[MATERIAL PROVIDED start]

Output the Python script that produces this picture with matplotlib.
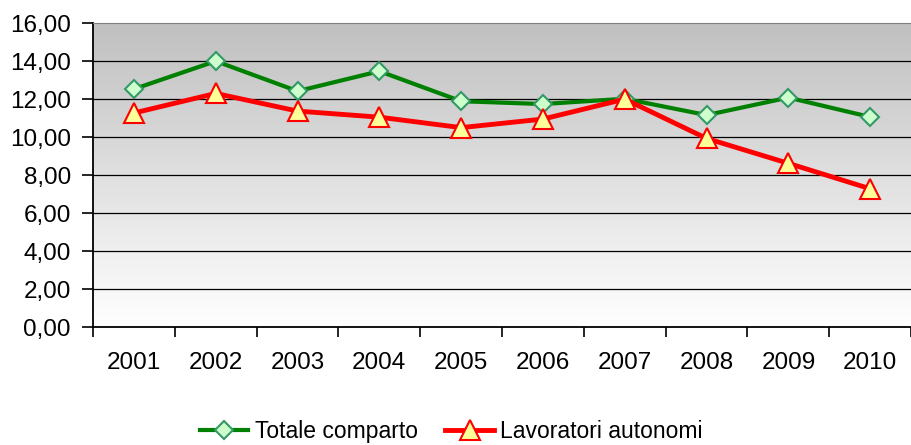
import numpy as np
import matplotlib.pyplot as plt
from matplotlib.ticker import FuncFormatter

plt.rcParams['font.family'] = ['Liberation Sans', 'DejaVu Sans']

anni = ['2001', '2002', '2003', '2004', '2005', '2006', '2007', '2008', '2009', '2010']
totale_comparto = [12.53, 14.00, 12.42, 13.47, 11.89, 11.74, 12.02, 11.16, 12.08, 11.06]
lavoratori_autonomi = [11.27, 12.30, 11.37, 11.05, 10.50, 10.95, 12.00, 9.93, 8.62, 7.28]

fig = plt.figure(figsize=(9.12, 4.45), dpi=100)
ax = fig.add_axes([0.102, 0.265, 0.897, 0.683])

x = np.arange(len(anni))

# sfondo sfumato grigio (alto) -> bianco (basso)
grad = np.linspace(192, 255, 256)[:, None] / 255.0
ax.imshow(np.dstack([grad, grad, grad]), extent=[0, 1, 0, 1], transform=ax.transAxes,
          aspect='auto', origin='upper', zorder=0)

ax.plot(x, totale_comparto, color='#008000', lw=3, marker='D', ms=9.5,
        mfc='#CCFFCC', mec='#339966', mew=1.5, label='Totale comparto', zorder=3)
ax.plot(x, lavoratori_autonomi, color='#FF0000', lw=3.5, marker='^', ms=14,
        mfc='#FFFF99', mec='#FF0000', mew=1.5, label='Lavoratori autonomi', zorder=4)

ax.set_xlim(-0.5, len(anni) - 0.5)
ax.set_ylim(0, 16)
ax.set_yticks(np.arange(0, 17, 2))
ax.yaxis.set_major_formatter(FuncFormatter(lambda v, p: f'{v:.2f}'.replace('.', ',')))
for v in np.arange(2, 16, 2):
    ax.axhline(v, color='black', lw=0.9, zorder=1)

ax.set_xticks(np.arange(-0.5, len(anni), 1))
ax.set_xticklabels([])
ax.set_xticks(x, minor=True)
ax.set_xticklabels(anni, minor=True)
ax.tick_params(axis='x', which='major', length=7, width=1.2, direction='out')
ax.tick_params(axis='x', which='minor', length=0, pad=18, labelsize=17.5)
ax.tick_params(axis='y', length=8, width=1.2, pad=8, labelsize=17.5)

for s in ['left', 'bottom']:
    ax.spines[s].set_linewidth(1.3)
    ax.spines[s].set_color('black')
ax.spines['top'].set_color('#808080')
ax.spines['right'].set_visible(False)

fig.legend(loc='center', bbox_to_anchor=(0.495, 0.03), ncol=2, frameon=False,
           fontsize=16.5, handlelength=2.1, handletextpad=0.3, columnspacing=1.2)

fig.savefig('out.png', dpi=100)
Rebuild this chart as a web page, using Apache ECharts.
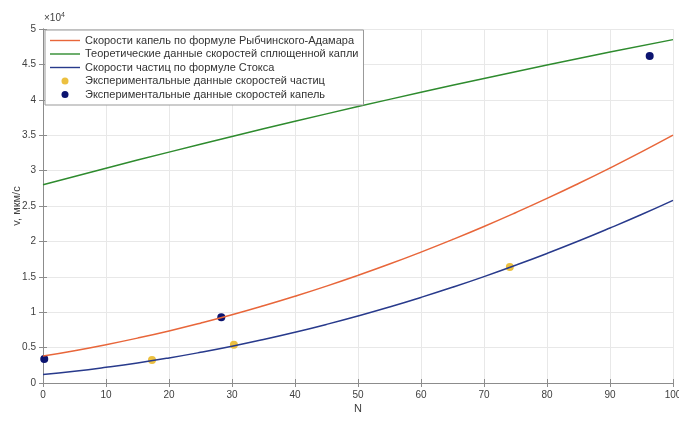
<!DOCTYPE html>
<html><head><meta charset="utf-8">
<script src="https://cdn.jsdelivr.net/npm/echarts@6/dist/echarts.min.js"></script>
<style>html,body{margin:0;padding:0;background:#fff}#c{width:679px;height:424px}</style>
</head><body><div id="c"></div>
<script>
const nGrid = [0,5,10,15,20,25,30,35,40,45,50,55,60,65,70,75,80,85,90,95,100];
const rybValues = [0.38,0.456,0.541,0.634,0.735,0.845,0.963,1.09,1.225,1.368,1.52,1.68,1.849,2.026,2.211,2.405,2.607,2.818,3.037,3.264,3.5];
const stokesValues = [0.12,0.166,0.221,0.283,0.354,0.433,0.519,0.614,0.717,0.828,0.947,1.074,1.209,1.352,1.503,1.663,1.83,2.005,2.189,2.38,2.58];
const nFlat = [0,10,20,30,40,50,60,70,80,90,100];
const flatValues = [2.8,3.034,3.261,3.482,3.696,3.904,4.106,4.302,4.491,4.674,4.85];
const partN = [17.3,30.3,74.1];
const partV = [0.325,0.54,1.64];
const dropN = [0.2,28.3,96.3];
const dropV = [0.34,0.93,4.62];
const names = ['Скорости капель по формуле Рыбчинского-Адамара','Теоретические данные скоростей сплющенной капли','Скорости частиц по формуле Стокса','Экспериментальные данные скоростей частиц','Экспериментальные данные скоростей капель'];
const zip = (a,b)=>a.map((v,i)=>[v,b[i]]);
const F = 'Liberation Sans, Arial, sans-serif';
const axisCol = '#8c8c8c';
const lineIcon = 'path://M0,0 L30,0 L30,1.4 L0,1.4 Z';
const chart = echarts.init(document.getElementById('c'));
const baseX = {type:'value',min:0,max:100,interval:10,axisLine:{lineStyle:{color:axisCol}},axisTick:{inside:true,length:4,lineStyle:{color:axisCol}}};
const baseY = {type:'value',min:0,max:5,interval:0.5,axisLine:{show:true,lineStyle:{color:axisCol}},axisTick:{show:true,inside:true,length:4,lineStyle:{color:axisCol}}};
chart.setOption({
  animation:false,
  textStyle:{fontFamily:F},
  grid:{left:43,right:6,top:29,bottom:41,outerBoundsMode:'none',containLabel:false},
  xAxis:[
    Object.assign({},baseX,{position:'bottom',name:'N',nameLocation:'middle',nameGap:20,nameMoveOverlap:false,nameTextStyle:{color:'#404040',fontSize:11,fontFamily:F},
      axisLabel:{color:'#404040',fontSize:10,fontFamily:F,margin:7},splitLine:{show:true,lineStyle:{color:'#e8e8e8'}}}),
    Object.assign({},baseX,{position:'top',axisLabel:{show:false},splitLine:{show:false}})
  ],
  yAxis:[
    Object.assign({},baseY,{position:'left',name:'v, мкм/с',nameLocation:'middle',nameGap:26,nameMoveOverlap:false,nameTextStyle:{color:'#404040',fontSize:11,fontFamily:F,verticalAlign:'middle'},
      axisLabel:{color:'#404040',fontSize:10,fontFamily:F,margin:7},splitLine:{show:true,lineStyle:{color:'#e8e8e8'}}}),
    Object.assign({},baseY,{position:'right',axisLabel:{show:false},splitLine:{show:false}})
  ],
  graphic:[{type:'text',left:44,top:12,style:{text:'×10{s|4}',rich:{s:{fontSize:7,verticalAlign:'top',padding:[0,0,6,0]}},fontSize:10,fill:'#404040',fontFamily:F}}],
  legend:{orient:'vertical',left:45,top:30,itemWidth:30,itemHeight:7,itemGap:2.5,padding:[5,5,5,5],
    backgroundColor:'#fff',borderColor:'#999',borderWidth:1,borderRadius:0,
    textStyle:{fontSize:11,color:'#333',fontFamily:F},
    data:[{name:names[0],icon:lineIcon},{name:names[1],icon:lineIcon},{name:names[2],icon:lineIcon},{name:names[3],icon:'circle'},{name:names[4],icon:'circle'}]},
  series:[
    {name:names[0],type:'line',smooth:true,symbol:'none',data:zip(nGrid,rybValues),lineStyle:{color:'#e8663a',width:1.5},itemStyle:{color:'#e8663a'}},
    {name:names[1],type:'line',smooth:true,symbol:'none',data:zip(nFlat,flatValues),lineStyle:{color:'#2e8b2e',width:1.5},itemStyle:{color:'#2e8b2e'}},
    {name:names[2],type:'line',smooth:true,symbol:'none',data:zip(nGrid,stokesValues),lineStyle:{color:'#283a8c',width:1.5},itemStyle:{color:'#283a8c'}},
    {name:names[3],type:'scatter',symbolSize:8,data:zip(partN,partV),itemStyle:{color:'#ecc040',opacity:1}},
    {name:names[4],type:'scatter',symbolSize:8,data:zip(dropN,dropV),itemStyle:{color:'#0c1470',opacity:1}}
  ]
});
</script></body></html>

[MATERIAL PROVIDED end]

* AIM OF THE EXERCISE:
From the first line of the listing above, repeat every line through the one holding "mfc='#FFFF99', mec='#FF0000', mew=1.5, label='Lavoratori". Both ends count, and pictures stay out.

* RESULT:
Output the Python script that produces this picture with matplotlib.
import numpy as np
import matplotlib.pyplot as plt
from matplotlib.ticker import FuncFormatter

plt.rcParams['font.family'] = ['Liberation Sans', 'DejaVu Sans']

anni = ['2001', '2002', '2003', '2004', '2005', '2006', '2007', '2008', '2009', '2010']
totale_comparto = [12.53, 14.00, 12.42, 13.47, 11.89, 11.74, 12.02, 11.16, 12.08, 11.06]
lavoratori_autonomi = [11.27, 12.30, 11.37, 11.05, 10.50, 10.95, 12.00, 9.93, 8.62, 7.28]

fig = plt.figure(figsize=(9.12, 4.45), dpi=100)
ax = fig.add_axes([0.102, 0.265, 0.897, 0.683])

x = np.arange(len(anni))

# sfondo sfumato grigio (alto) -> bianco (basso)
grad = np.linspace(192, 255, 256)[:, None] / 255.0
ax.imshow(np.dstack([grad, grad, grad]), extent=[0, 1, 0, 1], transform=ax.transAxes,
          aspect='auto', origin='upper', zorder=0)

ax.plot(x, totale_comparto, color='#008000', lw=3, marker='D', ms=9.5,
        mfc='#CCFFCC', mec='#339966', mew=1.5, label='Totale comparto', zorder=3)
ax.plot(x, lavoratori_autonomi, color='#FF0000', lw=3.5, marker='^', ms=14,
        mfc='#FFFF99', mec='#FF0000', mew=1.5, label='Lavoratori autonomi', zorder=4)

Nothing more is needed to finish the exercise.